At a previous company, I got thoroughly tired of hearing
a cube-neighbor's soap-opera. So I finally began transcribing
it, and printing it out, leaving several line-spaces between
each utterance, for others to fill in their guesses as to what
was being said on the other end of the line. Then I posted
the "blank" forms. Many of the responses were hilarious, and
it was apparent that I was not the only person annoyed by
the soap-opera broadcast.
After about a week, the neighbor became much more discreet.

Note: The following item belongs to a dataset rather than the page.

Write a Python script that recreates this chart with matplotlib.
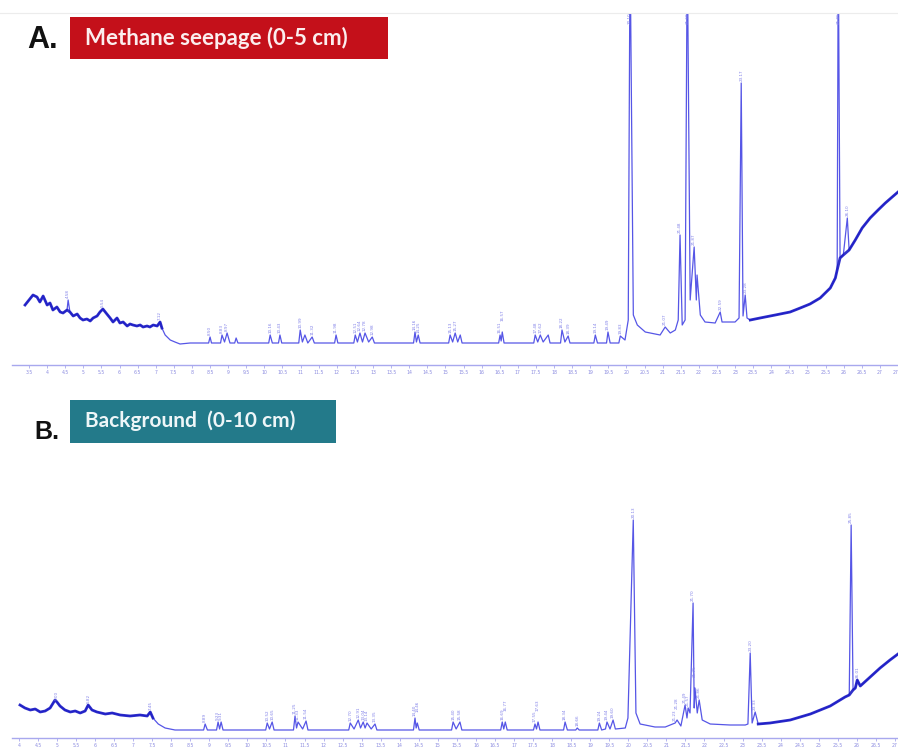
import numpy as np
import matplotlib
matplotlib.use("Agg")
import matplotlib.pyplot as plt
from matplotlib.patches import Rectangle

# --- run A: methane seepage core, 0-5 cm (retention time in min, detector signal) ---
rt_a = [3.39, 3.61, 3.72, 3.80, 3.89, 4.00, 4.08, 4.16, 4.27, 4.36, 4.44, 4.55, 4.58, 4.63,
        4.72, 4.83, 4.91, 4.99, 5.10, 5.19, 5.27, 5.38, 5.46, 5.54, 5.65, 5.74, 5.82, 5.93,
        6.01, 6.10, 6.21, 6.29, 6.37, 6.48, 6.57, 6.65, 6.76, 6.84, 6.93, 7.04, 7.12, 7.17,
        7.26, 7.40, 7.53, 7.67, 7.95,
        8.46, 8.50, 8.54, 8.79, 8.83, 8.90, 8.97, 9.05, 9.18, 9.22, 9.27, 9.60,
        10.12, 10.16, 10.22, 10.39, 10.43, 10.48, 10.95, 10.99, 11.05, 11.12, 11.20, 11.32, 11.38,
        11.94, 11.98, 12.03, 12.47, 12.51, 12.57, 12.64, 12.71, 12.78, 12.88, 12.98, 13.04, 13.47,
        14.12, 14.16, 14.20, 14.25, 14.30, 15.09, 15.13, 15.20, 15.27, 15.34, 15.41, 15.46,
        16.47, 16.51, 16.54, 16.57, 16.62, 17.44, 17.48, 17.55, 17.62, 17.70, 17.84, 17.89,
        18.18, 18.22, 18.30, 18.39, 18.44, 19.10, 19.14, 19.20, 19.45, 19.49, 19.55, 19.79, 19.83,
        19.96, 20.05, 20.10, 20.19, 20.30, 20.52, 20.93, 21.07, 21.21, 21.35, 21.43, 21.48, 21.54,
        21.62, 21.68, 21.76, 21.87, 21.93, 21.95, 22.04, 22.17, 22.45, 22.59, 22.64, 23.00, 23.11,
        23.17, 23.22, 23.28, 23.33, 23.42, 23.69, 24.11, 24.52, 24.80, 25.07, 25.35, 25.63, 25.77,
        25.82, 25.85, 25.90, 25.99, 26.10, 26.15, 26.32, 26.51, 26.73, 26.95, 27.15, 27.34, 27.50]
sig_a = [60, 70, 68, 63, 69, 60, 62, 55, 58, 53, 52, 55, 65, 53,
         49, 51, 47, 45, 46, 44, 47, 49, 53, 56, 51, 47, 43, 47,
         42, 43, 39, 41, 40, 39, 40, 38, 39, 38, 40, 39, 43, 37,
         30, 25, 23, 21, 22,
         22, 28, 22, 22, 30, 23, 32, 22, 22, 27, 22, 22,
         22, 30, 22, 22, 30, 22, 22, 35, 23, 30, 22, 28, 22,
         22, 30, 22, 22, 30, 23, 32, 23, 32, 23, 28, 22, 22,
         22, 33, 23, 30, 22, 22, 30, 23, 32, 23, 30, 22,
         22, 30, 24, 33, 22, 22, 30, 23, 30, 23, 30, 22,
         22, 35, 23, 29, 22, 22, 30, 22, 22, 33, 22, 22, 29,
         25, 45, 420, 50, 40, 33, 30, 38, 32, 35, 45, 130, 40,
         45, 420, 65, 118, 65, 90, 50, 43, 42, 53, 43, 43, 47,
         282, 49, 70, 47, 45, 47, 50, 53, 57, 61, 67, 77, 87,
         95, 420, 107, 110, 147, 115, 125, 137, 147, 155, 162, 168, 173]
picks_a = [4.58, 5.54, 7.12, 8.50, 8.83, 8.97, 10.16, 10.43, 10.99, 11.32, 11.98, 12.51,
           12.64, 12.78, 12.98, 14.16, 14.25, 15.13, 15.27, 16.51, 16.57, 17.48, 17.62,
           18.22, 18.39, 19.14, 19.49, 19.83, 20.10, 21.07, 21.48, 21.68, 21.87, 22.59,
           23.17, 23.28, 25.85, 26.10]
ticks_a = np.arange(3.5, 27.51, 0.5)

# --- run B: background core, 0-10 cm ---
rt_b = [4.03, 4.16, 4.30, 4.43, 4.56, 4.69, 4.82, 4.95, 5.00, 5.08, 5.21, 5.35, 5.48, 5.61,
        5.74, 5.82, 5.92, 6.05, 6.27, 6.45, 6.66, 6.92, 7.18, 7.37, 7.45, 7.52, 7.66, 7.84,
        8.10, 8.49,
        8.85, 8.89, 8.95, 9.19, 9.23, 9.27, 9.31, 9.36, 9.81,
        10.48, 10.52, 10.58, 10.65, 10.70, 10.99, 11.21, 11.25, 11.29, 11.33, 11.45, 11.54, 11.59, 12.04,
        12.66, 12.70, 12.80, 12.91, 12.97, 13.04, 13.09, 13.14, 13.25, 13.35, 13.40, 13.88,
        14.36, 14.40, 14.43, 14.46, 14.51, 14.93, 15.36, 15.40, 15.48, 15.58, 15.63, 16.11,
        16.65, 16.69, 16.73, 16.77, 16.82, 17.16, 17.51, 17.55, 17.59, 17.63, 17.68, 18.08,
        18.30, 18.34, 18.40, 18.62, 18.66, 18.71, 19.00, 19.20, 19.24, 19.30, 19.40, 19.44,
        19.52, 19.60, 19.66, 19.92, 19.99, 20.13, 20.20, 20.31, 20.70, 20.97, 21.23, 21.28,
        21.38, 21.49, 21.54, 21.57, 21.62, 21.70, 21.73, 21.75, 21.81, 21.86, 21.94, 22.15,
        22.67, 23.07, 23.14, 23.20, 23.25, 23.33, 23.41, 23.72, 24.25, 24.78, 25.30, 25.69,
        25.80, 25.85, 25.90, 25.96, 26.01, 26.09, 26.35, 26.61, 26.87, 27.08]
sig_b = [33, 30, 28, 29, 26, 27, 30, 38, 36, 32, 28, 26, 27, 25,
         27, 33, 28, 26, 24, 25, 23, 22, 23, 22, 26, 20, 14, 10,
         8, 8,
         8, 14, 8, 8, 16, 9, 16, 8, 8,
         8, 15, 9, 16, 8, 8, 8, 22, 10, 16, 9, 17, 8, 8,
         8, 15, 9, 18, 10, 16, 10, 15, 9, 14, 8, 8,
         8, 20, 10, 15, 8, 8, 8, 16, 9, 16, 8, 8,
         8, 16, 9, 16, 8, 8, 8, 14, 9, 16, 8, 8,
         8, 16, 8, 8, 10, 8, 8, 8, 15, 8, 9, 16,
         9, 18, 9, 10, 20, 218, 25, 14, 11, 11, 15, 18,
         12, 33, 20, 30, 25, 135, 30, 50, 25, 38, 18, 14,
         13, 13, 14, 85, 15, 26, 14, 15, 18, 24, 32, 41,
         43, 213, 48, 50, 58, 52, 61, 70, 78, 84]
picks_b = [5.00, 5.82, 7.45, 8.89, 9.23, 9.31, 10.52, 10.65, 11.25, 11.33, 11.54, 12.70,
           12.91, 13.04, 13.14, 13.35, 14.40, 14.46, 15.40, 15.58, 16.69, 16.77, 17.55,
           17.63, 18.34, 18.66, 19.24, 19.44, 19.60, 20.13, 21.23, 21.28, 21.49, 21.57,
           21.70, 21.75, 21.86, 23.20, 23.33, 25.85, 26.01]
ticks_b = np.arange(4.0, 27.01, 0.5)

trace_col = "#3838e2"
noise_col = "#1a1ac4"
pick_col = "#8080e8"
axis_col = "#a8a8ee"

W, H = 898, 747
fig = plt.figure(figsize=(W / 100, H / 100), dpi=100)


def add_run(top_px, base_px, xlim, ymax):
    ax = fig.add_axes([12 / W, (H - base_px) / H, 886 / W, (base_px - top_px) / H])
    ax.set_xlim(*xlim)
    ax.set_ylim(0, ymax)
    for s in ("top", "left", "right"):
        ax.spines[s].set_visible(False)
    ax.spines["bottom"].set_color(axis_col)
    ax.spines["bottom"].set_linewidth(1.0)
    ax.set_yticks([])
    ax.patch.set_alpha(0)
    return ax


def draw_run(ax, rt, sig, picks, ticks, noisy):
    rt = np.asarray(rt)
    sig = np.asarray(sig, dtype=float)
    ax.plot(rt, sig, color=trace_col, lw=0.9, alpha=0.85)
    # the noisy baseline stretches look heavier; peaks stay thin
    tall = np.isin(rt.round(2), np.round(picks, 2)) & (sig > 60)
    for lo, hi in noisy:
        m = (rt >= lo) & (rt <= hi) & ~tall
        ax.plot(rt[m], sig[m], color=noise_col, lw=2.0, alpha=0.9, solid_joinstyle="round")
    ymax = ax.get_ylim()[1]
    apex = dict(zip(rt.round(2), sig))
    prev = None
    lift = 0
    for p in picks:
        y = apex[round(p, 2)]
        # stack labels of neighbouring picks so they do not sit on each other
        lift = lift + 9 if prev is not None and p - prev < 0.08 else 0
        prev = p
        if y > ymax - 12:
            ax.text(p, ymax + 1, f"{p:.2f}", rotation=90, fontsize=3, color=pick_col,
                    ha="center", va="top", clip_on=False)
        else:
            ax.text(p, y + 2 + lift, f"{p:.2f}", rotation=90, fontsize=3, color=pick_col,
                    ha="center", va="bottom")
    ax.set_xticks(ticks)
    ax.set_xticklabels([f"{t:g}" for t in ticks])
    ax.tick_params(axis="x", length=2, width=0.6, color=axis_col, labelcolor="#8c8ce0",
                   labelsize=3.3, pad=1.5)


ax_a = add_run(13, 365, (3.03, 27.5), 352)
draw_run(ax_a, rt_a, sig_a, picks_a, ticks_a, [(3.3, 7.2), (23.4, 27.6)])

ax_b = add_run(460, 738, (3.82, 27.08), 278)
draw_run(ax_b, rt_b, sig_b, picks_b, ticks_b, [(4.0, 7.6), (23.4, 27.2)])

# faint frame line along the top edge
fig.add_artist(plt.Line2D([0, 1], [1 - 13 / H, 1 - 13 / H], color="#ececec", lw=0.8))


def tag_box(x0, y0, x1, y1, color):
    fig.add_artist(Rectangle((x0 / W, 1 - y1 / H), (x1 - x0) / W, (y1 - y0) / H,
                             transform=fig.transFigure, fc=color, ec="none"))


# panel tags
fig.text(27 / W, 1 - 40 / H, "A.", fontsize=22, fontweight="bold", color="#111111",
         va="center", ha="left", family="Liberation Sans")
tag_box(70, 17, 388, 59, "#c4101a")
fig.text(85 / W, 1 - 38 / H, "Methane seepage (0-5 cm)", fontsize=16, fontweight="bold",
         color="#fbeeee", va="center", ha="left", family="Lato")

fig.text(34 / W, 1 - 432 / H, "B.", fontsize=18, fontweight="bold", color="#111111",
         va="center", ha="left", family="Liberation Sans")
tag_box(70, 400, 336, 443, "#237a8a")
fig.text(85 / W, 1 - 421 / H, "Background  (0-10 cm)", fontsize=15, fontweight="bold",
         color="#eef6f8", va="center", ha="left", family="Lato")

fig.savefig("out.png", dpi=100)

My boss caught on that I was the /s/o/u/r/c/e/ conduit of
the new office entertainment and inquired privately where
I could be finding the time, given my workload. I told her
that my workload went on hold every time the neighbor made
the choices to place/accept a private phone call on company
time (not a crime) and to make the office end of that
conversation loud and public (a crime to me, at least).
I pointed out that if it was loud enough that I could
record it over the noise of my own typing, then it was
definitely loud enough to be displacing work thoughts
from my skull. The boss got the point.
I never did discover if the improvement came because of
embarrassment of the cow-orker, or because the boss said
The person in question would have absolutely become one
of those "I'm more important than you" types who used to
carry on loud conversations with cellphones in restaurants.
Oh, and yes I did ask the offender to tone it down.